Aristotle teaches us that comedy grew out of improvisations on phallic songs performed during phallic rites. This is why in Aristophanes’s Lysistrata, the soldiers’ erections stand in egregious attention, eliciting laughter and scorn from the audience. It is a jocular but meaningful strike at the toxicity of masculinity and war, and a powerful display of feminine power. Aristophanic comedies comment on contemporary society, politics, theatre, and even the Peloponnesian War—nothing is too sacred to be laughed about. Italy’s Commedia dell’arte is a riotous improvisational farce that employed stock characters poking fun at recognizable members from all rungs of 16th century society. Rostand’s Cyrano makes light of the undue importance people place on outward appearances and good looks. Star-crossed couples fall in love in Neil Simon’s They’re Playing Our Song, Shakespeare’s The Taming of the Shrew, and in Tom Hanks-Meg Ryan movies, and they all live happily ever after. Even Shakespeare’s Fools made fools of his kings, and gotten away with their heads still attached to their necks (well, King Lear’s fool was hung on a noose, but not by Lear). And yes, Bill’s fools at moments spout wisdom and his kings make foolish decisions, but the delineation of roles is impossible to confuse. This is why Duterte’s crass jokes on women and rape are abominable, and they left his sycophants scrambling to mansplain the president’s brand of “humor.”
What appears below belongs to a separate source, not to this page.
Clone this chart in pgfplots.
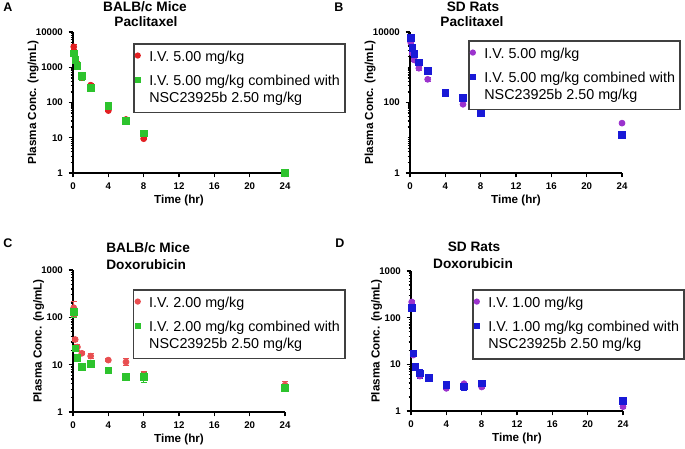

There is a place for proper comedy in society. And it is an important one. Jenny reiterates, “Comedy is designed to be the channel for our ids. It is the most productive outlet for it because it has a sense technique of distancing. Laughter detaches us from our dark sides. If we police comedy, if our comedians walk on politically correct egg shells, where do we channel our ids? The horror genre, for sure, ably serves that function, but notice why horror comedies are doubly fun. Rowan Atkinson said that comedy and horror share the same characteristics and formula.” What did pundits do with the willsmithian slap? They served us endless memes and jokes about it. That’s what comedians do.


LPT believes in the value of comedy on stage and in our society. LPT also believes that violence in any form should not be tolerated. We at LPT have, as performers, objectified and portrayed violence, but these are thoughtfully and carefully staged so that the performers are never injured, emotionally or physically. We strive to adhere to the highest dictates of ethics in creating our art. And we will champion the cause of comedy. Let comedy be, and it will laugh itself, and us, out of crisis. Heaven knows how much levity we need during these trying times.